BRIEF:
Return only the lines from the top of the data down to the one that holds "var BAR_W = 33;", both included, without any pictures.

AVAILABLE DATA:

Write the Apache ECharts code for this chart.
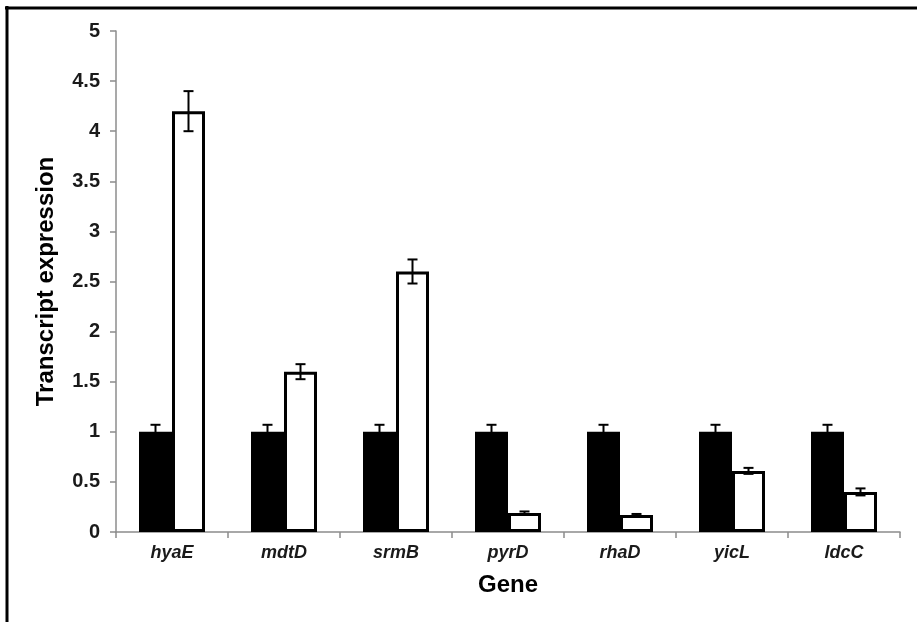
<!DOCTYPE html>
<html>
<head>
<meta charset="utf-8">
<script src="https://cdn.jsdelivr.net/npm/echarts@6/dist/echarts.min.js"></script>
<style>
  html, body { margin: 0; padding: 0; background: #fff; }
  #chart { width: 917px; height: 622px; }
</style>
</head>
<body>
<div id="chart"></div>
<script>
// genes on the x axis
var genes = ['hyaE', 'mdtD', 'srmB', 'pyrD', 'rhaD', 'yicL', 'ldcC'];
// black bars (control) and their error
var controlVals = [1, 1, 1, 1, 1, 1, 1];
var controlErr = [0.07, 0.07, 0.07, 0.07, 0.07, 0.07, 0.07];
// white bars (treated) and their error
var treatedVals = [4.2, 1.6, 2.6, 0.19, 0.17, 0.61, 0.4];
var treatedErr = [0.2, 0.075, 0.12, 0.015, 0.01, 0.03, 0.035];
var yTicks = [0, 0.5, 1, 1.5, 2, 2.5, 3, 3.5, 4, 4.5, 5];

var chart = echarts.init(document.getElementById('chart'));

var BAR_W = 33;

// error bar drawer, offset = -1 left bar, +1 right bar
function errorBar(offset) {
  return function (params, api) {
    var idx = api.value(0);
    var top = api.coord([idx, api.value(1) + api.value(2)]);
    var bot = api.coord([idx, api.value(1) - api.value(2)]);
    var x = top[0] + offset * BAR_W / 2;
    var cap = 5;
    var st = { stroke: '#000', lineWidth: 2 };
    return {
      type: 'group',
      children: [
        { type: 'line', shape: { x1: x, y1: top[1], x2: x, y2: bot[1] }, style: st },
        { type: 'line', shape: { x1: x - cap, y1: top[1], x2: x + cap, y2: top[1] }, style: st },
        { type: 'line', shape: { x1: x - cap, y1: bot[1], x2: x + cap, y2: bot[1] }, style: st }
      ]
    };
  };
}

var ctrlErrData = genes.map(function (g, i) { return [i, controlVals[i], controlErr[i]]; });
var trtErrData = genes.map(function (g, i) { return [i, treatedVals[i], treatedErr[i]]; });

var option = {
  animation: false,
  backgroundColor: '#fff',
  grid: { left: 116, top: 31, right: 17, bottom: 90 },
  xAxis: {
    type: 'category',
    data: genes,
    axisLine: { lineStyle: { color: '#8c8c8c', width: 1.5 } },
    axisTick: { show: true, length: 6, lineStyle: { color: '#8c8c8c', width: 1.5 } },
    axisLabel: {
      color: '#1a1a1a', fontFamily: 'Liberation Sans, Arial, sans-serif',
      fontStyle: 'italic', fontWeight: 'bold', fontSize: 18, margin: 12
    },
    name: 'Gene',
    nameLocation: 'middle',
    nameGap: 41,
    nameTextStyle: {
      color: '#000', fontFamily: 'Liberation Sans, Arial, sans-serif',
      fontWeight: 'bold', fontSize: 24
    }
  },
  yAxis: {
    type: 'value',
    min: 0, max: 5, interval: 0.5,
    splitLine: { show: false },
    axisLine: { show: true, lineStyle: { color: '#8c8c8c', width: 1.5 } },
    axisTick: { show: true, length: 6, lineStyle: { color: '#8c8c8c', width: 1.5 } },
    axisLabel: {
      color: '#1a1a1a', fontFamily: 'Liberation Sans, Arial, sans-serif',
      fontWeight: 'bold', fontSize: 20, margin: 16,
      formatter: function (v) { return yTicks.indexOf(v) >= 0 ? String(v) : ''; }
    },
    name: 'Transcript expression',
    nameLocation: 'middle',
    nameGap: 58,
    nameTextStyle: {
      color: '#000', fontFamily: 'Liberation Sans, Arial, sans-serif',
      fontWeight: 'bold', fontSize: 24
    }
  },
  series: [
    {
      type: 'bar', data: controlVals, barWidth: BAR_W, barGap: '0%',
      itemStyle: { color: '#000', borderColor: '#000', borderWidth: 2 }
    },
    {
      type: 'bar', data: treatedVals, barWidth: BAR_W, barGap: '0%',
      itemStyle: { color: '#fff', borderColor: '#000', borderWidth: 3 }
    },
    {
      type: 'custom', renderItem: errorBar(-1), data: ctrlErrData, z: 5,
      encode: { x: 0, y: 1 }
    },
    {
      type: 'custom', renderItem: errorBar(1), data: trtErrData, z: 5,
      encode: { x: 0, y: 1 }
    }
  ],
  graphic: [
    { type: 'line', shape: { x1: 5, y1: 8, x2: 917, y2: 8 }, style: { stroke: '#000', lineWidth: 3 } },
    { type: 'line', shape: { x1: 7, y1: 6, x2: 7, y2: 622 }, style: { stroke: '#000', lineWidth: 3 } }
  ]
};

chart.setOption(option);
</script>
</body>
</html>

WRITTEN RESPONSE:
Write the Apache ECharts code for this chart.
<!DOCTYPE html>
<html>
<head>
<meta charset="utf-8">
<script src="https://cdn.jsdelivr.net/npm/echarts@6/dist/echarts.min.js"></script>
<style>
  html, body { margin: 0; padding: 0; background: #fff; }
  #chart { width: 917px; height: 622px; }
</style>
</head>
<body>
<div id="chart"></div>
<script>
// genes on the x axis
var genes = ['hyaE', 'mdtD', 'srmB', 'pyrD', 'rhaD', 'yicL', 'ldcC'];
// black bars (control) and their error
var controlVals = [1, 1, 1, 1, 1, 1, 1];
var controlErr = [0.07, 0.07, 0.07, 0.07, 0.07, 0.07, 0.07];
// white bars (treated) and their error
var treatedVals = [4.2, 1.6, 2.6, 0.19, 0.17, 0.61, 0.4];
var treatedErr = [0.2, 0.075, 0.12, 0.015, 0.01, 0.03, 0.035];
var yTicks = [0, 0.5, 1, 1.5, 2, 2.5, 3, 3.5, 4, 4.5, 5];

var chart = echarts.init(document.getElementById('chart'));

var BAR_W = 33;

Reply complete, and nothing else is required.